Database sharding horizontally partitions one logical database into multiple shards, each responsible for a subset of rows. Requests are routed by shard key so that most reads and writes hit one shard, not the whole fleet. Sharding is primarily a scale-out technique for data size and write throughput.
It is not a default optimization. A well-indexed single cluster, read replicas, archival, or CQRS are usually cheaper to operate. The shard key is the make-or-break design decision: a poor key creates hot shards, scatter-gather queries, and painful resharding.
How It Works
- Choose a shard key that appears in the dominant read and write paths, for example
tenant_id,customer_id, or an order-range identifier. - Partition rows by range, hash, or directory lookup so each shard owns a non-overlapping subset of the key space.
- Route requests through a router or metadata service that maps the shard key to the correct shard; queries without the key usually fan out to multiple shards.
- Keep data that must be queried or updated together on the same shard whenever possible; sharding and replication are orthogonal, so each shard typically has its own primary and replicas.
- Plan online resharding from day one: copy data to new shards, keep source and target in sync, verify counts and checksums, then cut over routing with a bounded window.
Failure Modes
- Hot shard: the chosen key is monotonic or heavily skewed, so one shard receives disproportionate write load or storage growth.
- Scatter-gather queries dominate because the application often queries by fields that are not the shard key or its prefix.
- Cross-shard joins, transactions, or global unique constraints become common, eliminating the expected scale benefit and increasing coordination cost.
- Resharding is treated as an exceptional project instead of a rehearsed operation, leading to long cutovers, drift, or data loss risk.
- Large tenants or key ranges outgrow the original distribution model, forcing emergency repartitioning under production load.
Verification
- Balance SLI: under representative load, no shard exceeds 125% of the cluster median for data size, write QPS, or storage utilization for more than the agreed observation window.

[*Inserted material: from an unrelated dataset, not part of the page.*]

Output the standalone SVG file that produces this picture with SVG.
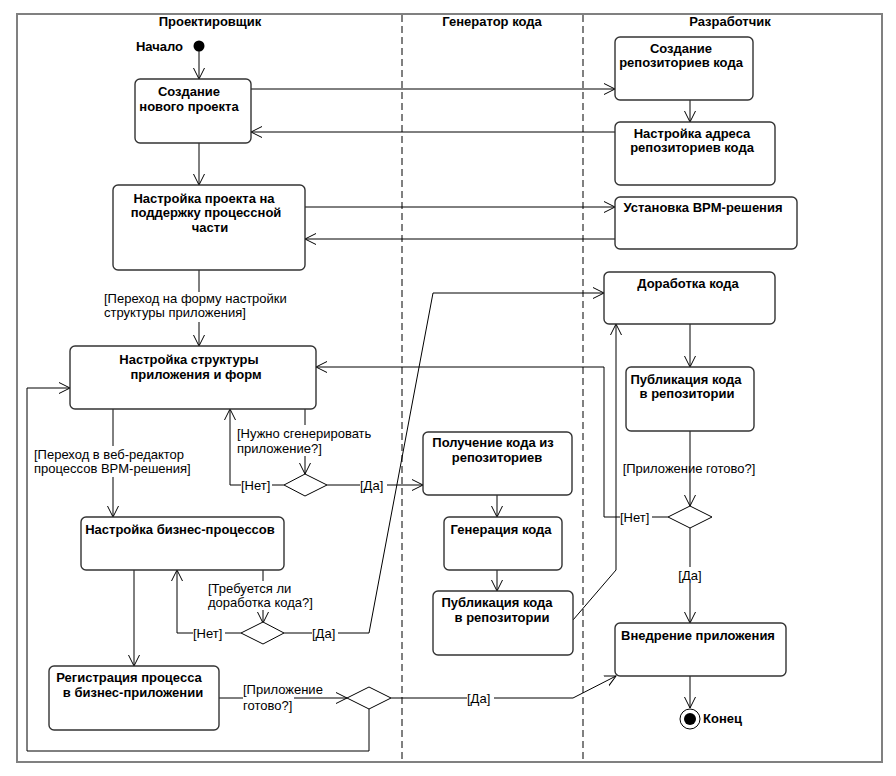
<svg xmlns="http://www.w3.org/2000/svg" width="896" height="776" viewBox="0 0 896 776">
<style>
.box{fill:#fff;stroke:#333;stroke-width:1.4}
.dia{fill:#fff;stroke:#000;stroke-width:1}
.t{font-family:"Liberation Sans",Arial,sans-serif;font-size:13px;font-weight:bold;fill:#000;text-anchor:middle}
.lbl{font-family:"Liberation Sans",Arial,sans-serif;font-size:13px;fill:#000}
.c{fill:none;stroke:#000;stroke-width:1}
.ca{fill:none;stroke:#000;stroke-width:1;marker-end:url(#arr)}
</style>
<defs>
<marker id="arr" markerUnits="userSpaceOnUse" markerWidth="14" markerHeight="14" refX="11" refY="6" orient="auto" viewBox="0 0 14 12">
<path d="M0,0.5 L11,6 L0,11.5" fill="none" stroke="#000" stroke-width="1"/>
</marker>
</defs>
<rect width="896" height="776" fill="#fff"/>
<g id="frame">
<rect x="17" y="14" width="865" height="748" fill="none" stroke="#808080" stroke-width="2"/>
<line x1="402" y1="15" x2="402" y2="761" stroke="#000" stroke-width="1" stroke-dasharray="7,4"/>
<line x1="583" y1="15" x2="583" y2="761" stroke="#808080" stroke-width="2" stroke-dasharray="7,4"/>
<text class="t" x="210" y="26">Проектировщик</text>
<text class="t" x="492" y="26">Генератор кода</text>
<text class="t" x="730" y="26">Разработчик</text>
</g>
<g id="connectors">
<path class="ca" d="M199,51 V79"/>
<path class="ca" d="M251,89 H615"/>
<path class="ca" d="M615,132 H251"/>
<path class="ca" d="M690,100 V122"/>
<path class="ca" d="M199,143 V185"/>
<path class="ca" d="M305,207 H615"/>
<path class="ca" d="M615,239 H305"/>
<path class="c" d="M199,270 V292"/>
<path class="ca" d="M199,322 V346"/>
<text class="lbl" x="104" y="303">[Переход на форму настройки</text>
<text class="lbl" x="104" y="317">структуры приложения]</text>
<path class="c" d="M113,409 V446"/>
<path class="ca" d="M113,477 V517"/>
<text class="lbl" x="34" y="459">[Переход в веб-редактор</text>
<text class="lbl" x="34" y="473">процессов BPM-решения]</text>
<path class="c" d="M305,409 V425"/>
<path class="ca" d="M305,456 V474"/>
<text class="lbl" x="237" y="438">[Нужно сгенерировать</text>
<text class="lbl" x="237" y="453">приложение?]</text>
<path class="c" d="M284,485 H272"/>
<path class="ca" d="M241,485 H230 V409"/>
<text class="lbl" x="241" y="490">[Нет]</text>
<path class="c" d="M327,485 H360"/>
<path class="ca" d="M387,485 H423"/>
<text class="lbl" x="360" y="490">[Да]</text>
<path class="ca" d="M497,495 V517"/>
<path class="ca" d="M497,570 V591"/>
<path class="ca" d="M573,620 L616,570 V324"/>
<path class="ca" d="M690,324 V367"/>
<path class="ca" d="M690,431 V506"/>
<text class="lbl" x="689" y="473" text-anchor="middle">[Приложение готово?]</text>
<path class="c" d="M668,517 H652"/>
<path class="ca" d="M620,517 H604 V367 H316"/>
<text class="lbl" x="620" y="522">[Нет]</text>
<path class="c" d="M690,528 V567"/>
<path class="ca" d="M690,583 V623"/>
<text class="lbl" x="690" y="580" text-anchor="middle">[Да]</text>
<path class="ca" d="M690,676 V708"/>
<path class="ca" d="M134,570 V666"/>
<path class="c" d="M263,570 V581"/>
<path class="ca" d="M263,610 V623"/>
<text class="lbl" x="208" y="593">[Требуется ли</text>
<text class="lbl" x="208" y="607">доработка кода?]</text>
<path class="c" d="M241,633 H225"/>
<path class="ca" d="M193,633 H177 V570"/>
<text class="lbl" x="193" y="638">[Нет]</text>
<path class="c" d="M284,633 H312"/>
<path class="ca" d="M338,633 H369 L433,293 H604"/>
<text class="lbl" x="312" y="638">[Да]</text>
<path class="c" d="M219,698 H243"/>
<path class="ca" d="M294,698 H347"/>
<text class="lbl" x="243" y="694">[Приложение</text>
<text class="lbl" x="243" y="710">готово?]</text>
<path class="c" d="M391,698 H467"/>
<path class="ca" d="M494,698 H573 L616,676"/>
<text class="lbl" x="467" y="703">[Да]</text>
<path class="ca" d="M369,709 V751 H27 V388 H70"/>
</g>
<g id="start">
<circle cx="199" cy="46" r="5.5" fill="#000"/>
<text class="t" x="183" y="51" style="text-anchor:end">Начало</text>
</g>
<g id="end">
<circle cx="690" cy="719" r="10" fill="#fff" stroke="#000" stroke-width="1"/>
<circle cx="690" cy="719" r="6" fill="#000"/>
<text class="t" x="703" y="723" style="text-anchor:start">Конец</text>
</g>
<g id="n_create_project">
<rect class="box" x="135" y="79" width="116" height="64" rx="5"/>
<text class="t" x="189" y="96">Создание</text>
<text class="t" x="189" y="111">нового проекта</text>
</g>
<g id="n_create_repo">
<rect class="box" x="615" y="37" width="138" height="63" rx="5"/>
<text class="t" x="681" y="53">Создание</text>
<text class="t" x="681" y="67">репозиториев кода</text>
</g>
<g id="n_repo_addr">
<rect class="box" x="615" y="122" width="160" height="63" rx="5"/>
<text class="t" x="692" y="138">Настройка адреса</text>
<text class="t" x="692" y="152">репозиториев кода</text>
</g>
<g id="n_bpm_install">
<rect class="box" x="615" y="197" width="182" height="52" rx="5"/>
<text class="t" x="703" y="212">Установка BPM-решения</text>
</g>
<g id="n_project_process">
<rect class="box" x="113" y="185" width="192" height="85" rx="5"/>
<text class="t" x="204" y="203">Настройка проекта на</text>
<text class="t" x="206" y="217">поддержку процессной</text>
<text class="t" x="210" y="232">части</text>
</g>
<g id="n_code_rework">
<rect class="box" x="604" y="272" width="171" height="52" rx="5"/>
<text class="t" x="688" y="288">Доработка кода</text>
</g>
<g id="n_publish_dev">
<rect class="box" x="626" y="367" width="128" height="64" rx="5"/>
<text class="t" x="686" y="384">Публикация кода</text>
<text class="t" x="687" y="398">в репозитории</text>
</g>
<g id="n_structure">
<rect class="box" x="70" y="346" width="246" height="63" rx="5"/>
<text class="t" x="189" y="364">Настройка структуры</text>
<text class="t" x="196" y="379">приложения и форм</text>
</g>
<g id="d1"><path class="dia" d="M284,485 L305,474 L327,485 L305,496 Z"/></g>
<g id="n_get_code">
<rect class="box" x="423" y="432" width="149" height="63" rx="5"/>
<text class="t" x="493" y="447">Получение кода из</text>
<text class="t" x="497" y="462">репозиториев</text>
</g>
<g id="n_generate">
<rect class="box" x="444" y="517" width="118" height="53" rx="5"/>
<text class="t" x="501" y="534">Генерация кода</text>
</g>
<g id="n_publish_gen">
<rect class="box" x="433" y="591" width="140" height="64" rx="5"/>
<text class="t" x="497" y="607">Публикация кода</text>
<text class="t" x="502" y="622">в репозитории</text>
</g>
<g id="d2"><path class="dia" d="M668,517 L690,506 L712,517 L690,528 Z"/></g>
<g id="n_deploy">
<rect class="box" x="615" y="623" width="171" height="53" rx="5"/>
<text class="t" x="698" y="640">Внедрение приложения</text>
</g>
<g id="n_bp">
<rect class="box" x="81" y="517" width="203" height="53" rx="5"/>
<text class="t" x="180" y="534">Настройка бизнес-процессов</text>
</g>
<g id="d3"><path class="dia" d="M241,633 L263,622 L284,633 L263,644 Z"/></g>
<g id="n_register">
<rect class="box" x="49" y="666" width="170" height="64" rx="5"/>
<text class="t" x="129" y="682">Регистрация процесса</text>
<text class="t" x="133" y="697">в бизнес-приложении</text>
</g>
<g id="d4"><path class="dia" d="M347,698 L369,687 L391,698 L369,709 Z"/></g>
</svg>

- Routing efficiency: at least 95% of OLTP reads and writes are targeted to a single shard; scatter-gather operations stay below the agreed threshold (for example <= 5% of requests).
- Hotspot test: during peak load, the hottest shard stays within the declared headroom budget (for example p95 CPU, IOPS, or QPS <= 1.5x the shard median).
- Resharding drill: perform an online split or merge on representative production-like data; row counts and checksums match 100%, no acknowledged write is lost, and p95 latency degradation during cutover stays within the agreed limit (for example <= 25%).
- Failure isolation: take one shard replica set out in staging and verify that unaffected shards remain within normal latency and error budgets while the impact on the failed shard matches the documented SLO.